• **STATED PROBLEM**: Repeat only what lies from the line with "Emit a Python" to the line with "from matplotlib.ticker import FuncFormatter", those two lines included, exactly as it stands; omit any images.

[Lines of data]
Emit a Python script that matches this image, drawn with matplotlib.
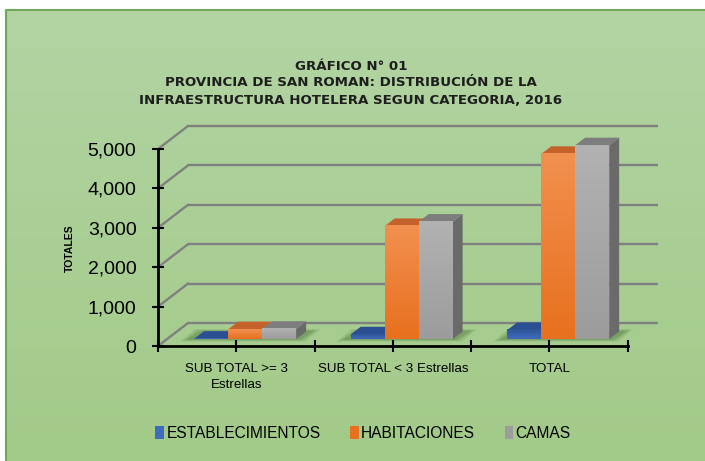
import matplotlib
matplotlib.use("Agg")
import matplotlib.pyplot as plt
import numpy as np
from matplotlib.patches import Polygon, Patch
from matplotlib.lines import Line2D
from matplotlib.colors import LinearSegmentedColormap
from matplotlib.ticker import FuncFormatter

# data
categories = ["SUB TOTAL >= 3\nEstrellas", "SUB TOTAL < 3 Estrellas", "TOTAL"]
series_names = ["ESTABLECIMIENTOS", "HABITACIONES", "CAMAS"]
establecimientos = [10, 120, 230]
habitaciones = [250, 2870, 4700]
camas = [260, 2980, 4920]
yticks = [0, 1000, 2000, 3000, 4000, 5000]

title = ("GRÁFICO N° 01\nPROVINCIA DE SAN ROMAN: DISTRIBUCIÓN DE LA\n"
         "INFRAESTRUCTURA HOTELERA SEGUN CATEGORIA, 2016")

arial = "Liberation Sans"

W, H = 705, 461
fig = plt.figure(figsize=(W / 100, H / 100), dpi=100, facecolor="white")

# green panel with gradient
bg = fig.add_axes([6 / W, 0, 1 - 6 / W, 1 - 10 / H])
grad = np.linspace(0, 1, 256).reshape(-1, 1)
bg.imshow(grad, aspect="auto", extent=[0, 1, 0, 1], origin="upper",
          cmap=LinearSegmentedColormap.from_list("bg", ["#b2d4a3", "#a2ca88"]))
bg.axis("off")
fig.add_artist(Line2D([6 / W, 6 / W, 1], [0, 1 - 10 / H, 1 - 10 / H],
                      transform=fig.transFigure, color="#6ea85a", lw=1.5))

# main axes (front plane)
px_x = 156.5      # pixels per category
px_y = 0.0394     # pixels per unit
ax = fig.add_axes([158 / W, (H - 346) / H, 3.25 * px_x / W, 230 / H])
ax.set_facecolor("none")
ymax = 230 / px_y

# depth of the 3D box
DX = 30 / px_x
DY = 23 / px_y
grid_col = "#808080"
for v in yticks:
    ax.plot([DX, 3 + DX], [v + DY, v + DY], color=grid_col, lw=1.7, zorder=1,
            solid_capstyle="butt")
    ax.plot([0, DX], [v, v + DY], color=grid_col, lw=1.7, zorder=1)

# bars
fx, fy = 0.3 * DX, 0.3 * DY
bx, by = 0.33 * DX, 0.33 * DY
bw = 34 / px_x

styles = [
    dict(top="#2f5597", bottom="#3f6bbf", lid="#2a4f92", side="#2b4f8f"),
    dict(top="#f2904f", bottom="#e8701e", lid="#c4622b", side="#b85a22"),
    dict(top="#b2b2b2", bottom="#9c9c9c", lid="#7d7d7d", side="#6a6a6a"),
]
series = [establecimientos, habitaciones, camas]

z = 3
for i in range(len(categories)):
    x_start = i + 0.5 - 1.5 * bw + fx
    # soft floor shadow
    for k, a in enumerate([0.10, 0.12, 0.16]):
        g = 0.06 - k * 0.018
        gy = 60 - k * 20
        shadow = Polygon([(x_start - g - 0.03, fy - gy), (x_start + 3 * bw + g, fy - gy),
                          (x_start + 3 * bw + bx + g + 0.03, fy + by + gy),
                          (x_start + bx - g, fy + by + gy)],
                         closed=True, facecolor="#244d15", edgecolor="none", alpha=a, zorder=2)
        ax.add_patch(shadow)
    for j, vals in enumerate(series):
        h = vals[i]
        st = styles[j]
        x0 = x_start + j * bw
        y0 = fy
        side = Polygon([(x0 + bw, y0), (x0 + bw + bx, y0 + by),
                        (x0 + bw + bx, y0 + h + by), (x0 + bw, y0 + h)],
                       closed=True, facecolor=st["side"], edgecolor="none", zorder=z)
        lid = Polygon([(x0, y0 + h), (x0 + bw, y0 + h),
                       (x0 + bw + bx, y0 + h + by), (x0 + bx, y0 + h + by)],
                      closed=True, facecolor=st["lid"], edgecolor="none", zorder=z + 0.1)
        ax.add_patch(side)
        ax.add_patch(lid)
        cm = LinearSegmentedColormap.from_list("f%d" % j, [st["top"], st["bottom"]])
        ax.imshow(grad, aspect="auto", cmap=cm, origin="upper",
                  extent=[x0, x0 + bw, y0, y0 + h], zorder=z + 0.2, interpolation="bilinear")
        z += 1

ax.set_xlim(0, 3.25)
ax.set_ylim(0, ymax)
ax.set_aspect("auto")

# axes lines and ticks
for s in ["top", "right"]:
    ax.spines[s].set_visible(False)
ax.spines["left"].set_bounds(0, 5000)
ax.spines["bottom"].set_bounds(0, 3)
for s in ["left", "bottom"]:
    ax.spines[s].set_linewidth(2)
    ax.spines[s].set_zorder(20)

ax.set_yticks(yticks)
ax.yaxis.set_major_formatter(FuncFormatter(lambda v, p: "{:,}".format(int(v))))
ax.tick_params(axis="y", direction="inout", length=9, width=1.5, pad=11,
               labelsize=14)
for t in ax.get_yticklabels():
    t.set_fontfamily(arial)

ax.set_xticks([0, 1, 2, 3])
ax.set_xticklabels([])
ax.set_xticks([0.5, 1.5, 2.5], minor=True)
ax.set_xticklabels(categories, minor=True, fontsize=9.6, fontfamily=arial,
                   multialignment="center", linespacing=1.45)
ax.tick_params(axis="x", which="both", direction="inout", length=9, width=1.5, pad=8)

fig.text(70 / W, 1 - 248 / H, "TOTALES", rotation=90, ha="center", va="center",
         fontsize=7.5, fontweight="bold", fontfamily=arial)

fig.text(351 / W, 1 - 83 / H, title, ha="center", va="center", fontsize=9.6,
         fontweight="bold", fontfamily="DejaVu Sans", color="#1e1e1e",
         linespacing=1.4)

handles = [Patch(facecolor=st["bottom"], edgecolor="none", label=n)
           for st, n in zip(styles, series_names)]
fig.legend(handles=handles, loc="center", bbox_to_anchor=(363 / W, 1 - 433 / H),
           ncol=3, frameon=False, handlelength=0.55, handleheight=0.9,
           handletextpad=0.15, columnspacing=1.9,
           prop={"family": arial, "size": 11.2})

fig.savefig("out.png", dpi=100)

==

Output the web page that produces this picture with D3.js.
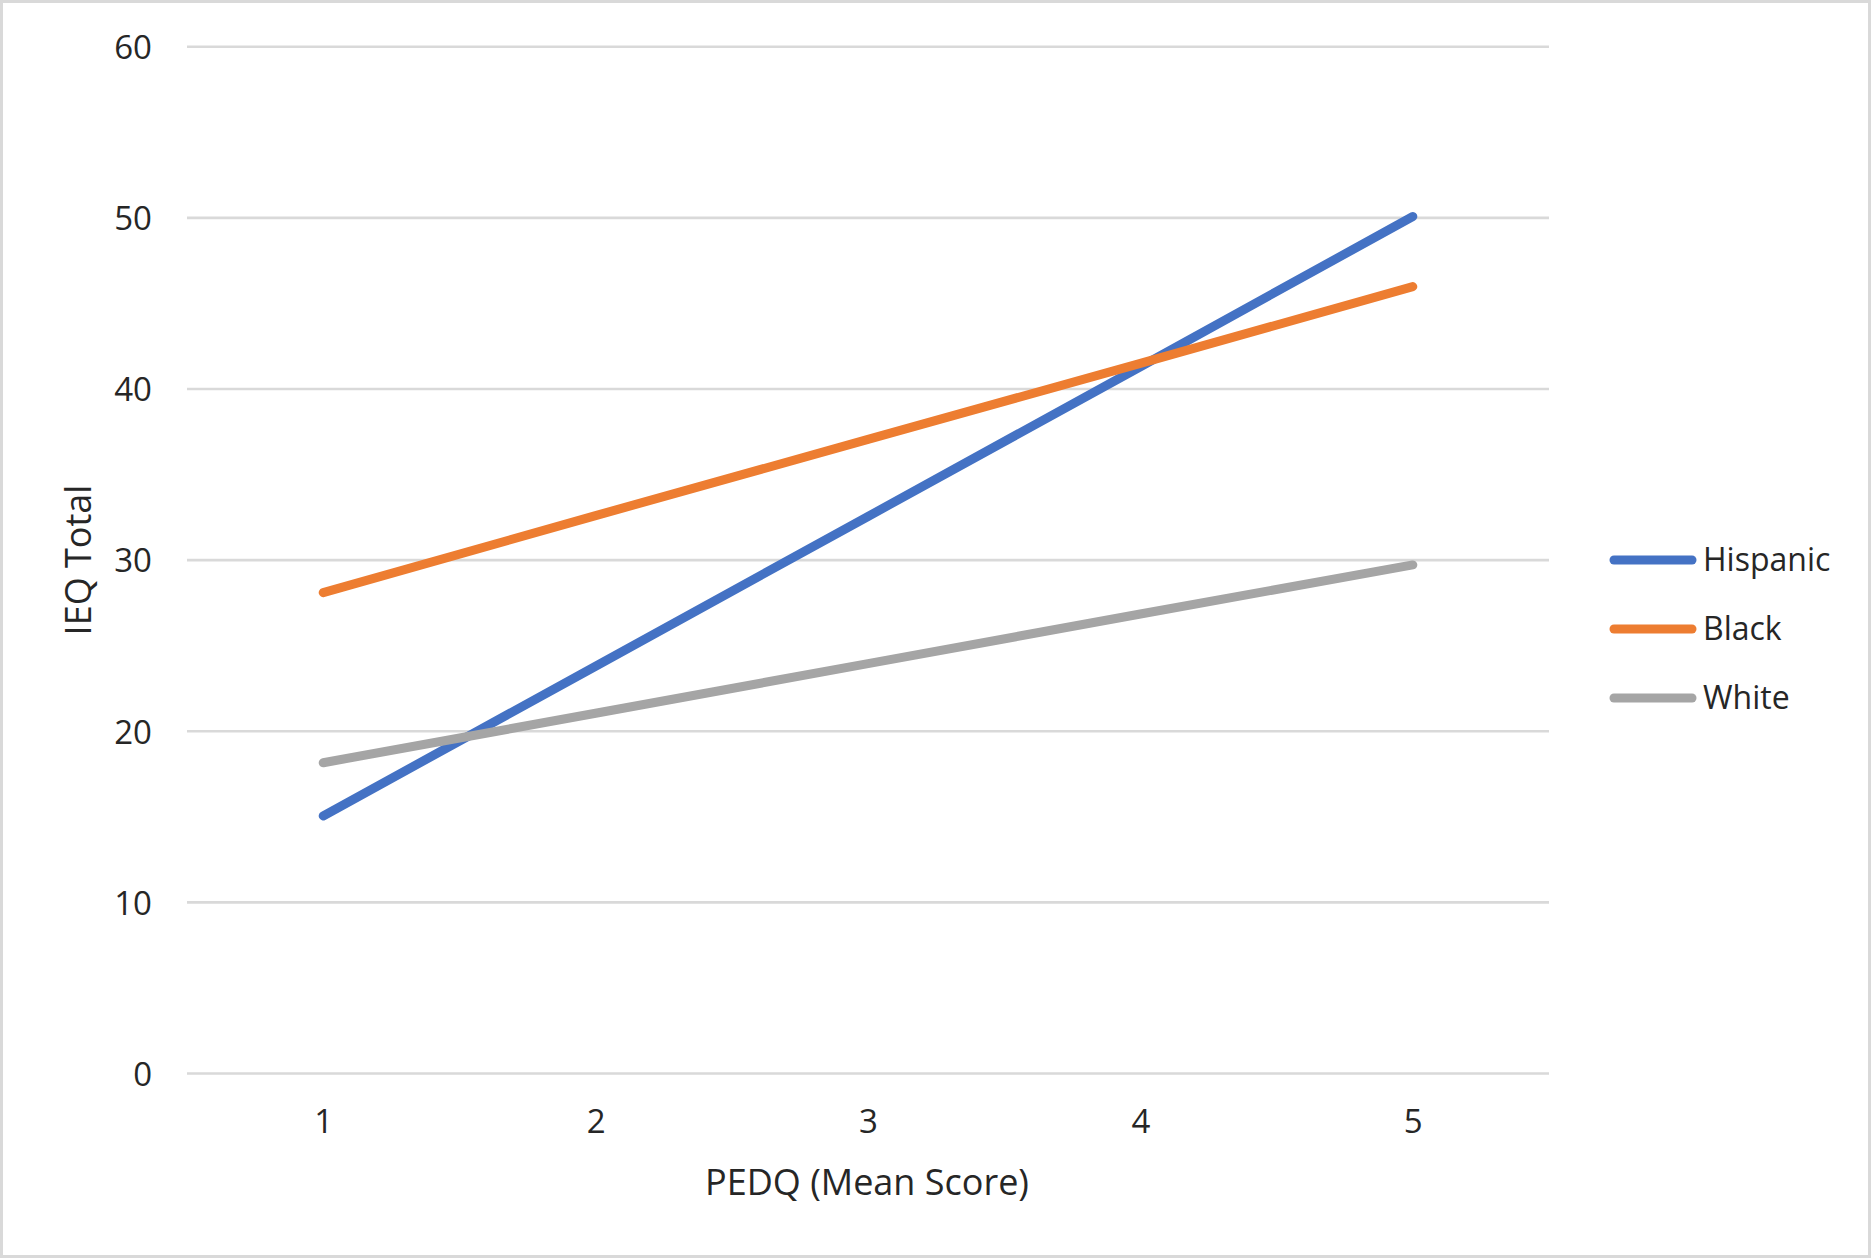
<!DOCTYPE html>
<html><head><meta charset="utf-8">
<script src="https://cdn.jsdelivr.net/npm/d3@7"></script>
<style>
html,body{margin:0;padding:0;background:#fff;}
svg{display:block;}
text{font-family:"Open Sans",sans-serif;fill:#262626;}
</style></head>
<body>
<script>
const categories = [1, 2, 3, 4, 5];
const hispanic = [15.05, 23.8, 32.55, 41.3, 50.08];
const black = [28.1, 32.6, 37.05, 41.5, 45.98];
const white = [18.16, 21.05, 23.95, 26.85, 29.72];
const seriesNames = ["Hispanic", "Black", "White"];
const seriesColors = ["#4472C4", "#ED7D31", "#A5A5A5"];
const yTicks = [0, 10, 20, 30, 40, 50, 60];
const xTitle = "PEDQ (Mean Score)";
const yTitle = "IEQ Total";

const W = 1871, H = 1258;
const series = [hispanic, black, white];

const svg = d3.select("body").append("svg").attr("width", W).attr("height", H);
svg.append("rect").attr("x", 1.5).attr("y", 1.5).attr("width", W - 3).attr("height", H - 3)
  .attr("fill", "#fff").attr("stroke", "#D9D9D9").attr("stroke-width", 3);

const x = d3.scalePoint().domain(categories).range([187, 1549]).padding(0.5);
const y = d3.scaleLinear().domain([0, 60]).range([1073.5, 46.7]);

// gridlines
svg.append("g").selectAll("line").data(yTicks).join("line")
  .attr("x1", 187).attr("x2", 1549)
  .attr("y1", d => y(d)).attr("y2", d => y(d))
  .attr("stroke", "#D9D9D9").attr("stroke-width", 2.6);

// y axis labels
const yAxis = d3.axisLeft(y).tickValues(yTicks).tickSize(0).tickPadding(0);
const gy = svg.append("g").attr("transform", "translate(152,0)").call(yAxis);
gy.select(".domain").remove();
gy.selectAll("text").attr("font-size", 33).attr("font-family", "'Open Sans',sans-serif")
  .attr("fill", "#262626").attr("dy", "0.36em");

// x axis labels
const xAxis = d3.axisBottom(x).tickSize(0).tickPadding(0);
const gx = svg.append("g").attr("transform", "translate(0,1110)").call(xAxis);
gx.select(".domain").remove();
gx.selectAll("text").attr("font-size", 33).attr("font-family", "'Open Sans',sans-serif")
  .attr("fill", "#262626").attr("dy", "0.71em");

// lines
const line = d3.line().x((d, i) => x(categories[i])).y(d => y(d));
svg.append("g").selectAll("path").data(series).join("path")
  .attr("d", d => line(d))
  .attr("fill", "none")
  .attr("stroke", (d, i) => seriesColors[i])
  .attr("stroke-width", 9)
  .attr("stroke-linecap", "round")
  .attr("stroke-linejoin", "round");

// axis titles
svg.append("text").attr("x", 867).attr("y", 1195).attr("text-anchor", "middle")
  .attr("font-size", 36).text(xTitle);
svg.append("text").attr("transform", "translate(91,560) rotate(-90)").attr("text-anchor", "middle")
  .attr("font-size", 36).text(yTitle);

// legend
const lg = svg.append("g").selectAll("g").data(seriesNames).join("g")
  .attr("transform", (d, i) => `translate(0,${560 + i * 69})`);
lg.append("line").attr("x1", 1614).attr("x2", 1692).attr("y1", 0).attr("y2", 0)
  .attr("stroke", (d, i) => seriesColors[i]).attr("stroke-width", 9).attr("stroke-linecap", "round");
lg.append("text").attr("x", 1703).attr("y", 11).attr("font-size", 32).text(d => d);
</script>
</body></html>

* * *

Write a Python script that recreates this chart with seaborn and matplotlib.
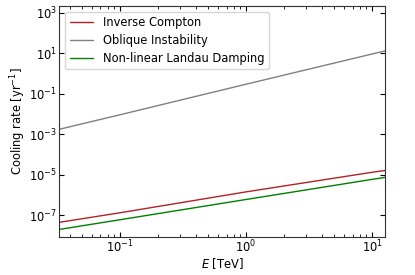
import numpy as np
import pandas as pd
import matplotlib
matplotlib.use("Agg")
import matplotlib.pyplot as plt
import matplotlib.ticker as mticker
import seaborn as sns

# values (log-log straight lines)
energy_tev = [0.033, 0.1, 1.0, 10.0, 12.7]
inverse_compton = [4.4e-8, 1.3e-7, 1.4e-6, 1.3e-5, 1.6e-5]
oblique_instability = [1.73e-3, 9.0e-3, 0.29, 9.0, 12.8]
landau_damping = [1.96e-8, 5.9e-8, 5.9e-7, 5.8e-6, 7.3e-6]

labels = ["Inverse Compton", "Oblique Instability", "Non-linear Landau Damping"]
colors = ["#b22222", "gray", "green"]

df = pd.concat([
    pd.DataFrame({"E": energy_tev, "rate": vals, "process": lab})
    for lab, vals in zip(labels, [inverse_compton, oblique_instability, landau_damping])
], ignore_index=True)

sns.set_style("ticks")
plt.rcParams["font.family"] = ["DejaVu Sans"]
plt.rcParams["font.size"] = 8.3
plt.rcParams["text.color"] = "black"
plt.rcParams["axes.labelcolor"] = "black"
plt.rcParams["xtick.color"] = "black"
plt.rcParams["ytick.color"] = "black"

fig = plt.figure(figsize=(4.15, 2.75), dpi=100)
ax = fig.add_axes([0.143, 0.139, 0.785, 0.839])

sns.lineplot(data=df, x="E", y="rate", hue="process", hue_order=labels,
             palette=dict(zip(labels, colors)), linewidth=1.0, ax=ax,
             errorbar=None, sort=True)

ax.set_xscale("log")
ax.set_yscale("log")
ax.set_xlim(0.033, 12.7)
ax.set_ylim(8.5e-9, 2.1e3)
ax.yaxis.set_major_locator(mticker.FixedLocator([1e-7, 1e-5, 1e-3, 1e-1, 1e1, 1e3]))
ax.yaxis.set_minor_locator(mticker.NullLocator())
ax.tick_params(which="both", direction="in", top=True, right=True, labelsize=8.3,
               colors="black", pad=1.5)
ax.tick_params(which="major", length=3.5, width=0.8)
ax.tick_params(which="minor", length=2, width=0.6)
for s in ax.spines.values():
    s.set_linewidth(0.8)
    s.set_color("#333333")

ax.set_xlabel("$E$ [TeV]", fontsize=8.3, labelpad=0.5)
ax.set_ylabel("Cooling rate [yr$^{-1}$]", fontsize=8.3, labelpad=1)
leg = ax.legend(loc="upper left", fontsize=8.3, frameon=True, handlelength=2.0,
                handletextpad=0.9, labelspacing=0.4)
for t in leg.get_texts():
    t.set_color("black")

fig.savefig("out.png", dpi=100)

• **ANSWER BELOW**:
Emit a Python script that matches this image, drawn with matplotlib.
import matplotlib
matplotlib.use("Agg")
import matplotlib.pyplot as plt
import numpy as np
from matplotlib.patches import Polygon, Patch
from matplotlib.lines import Line2D
from matplotlib.colors import LinearSegmentedColormap
from matplotlib.ticker import FuncFormatter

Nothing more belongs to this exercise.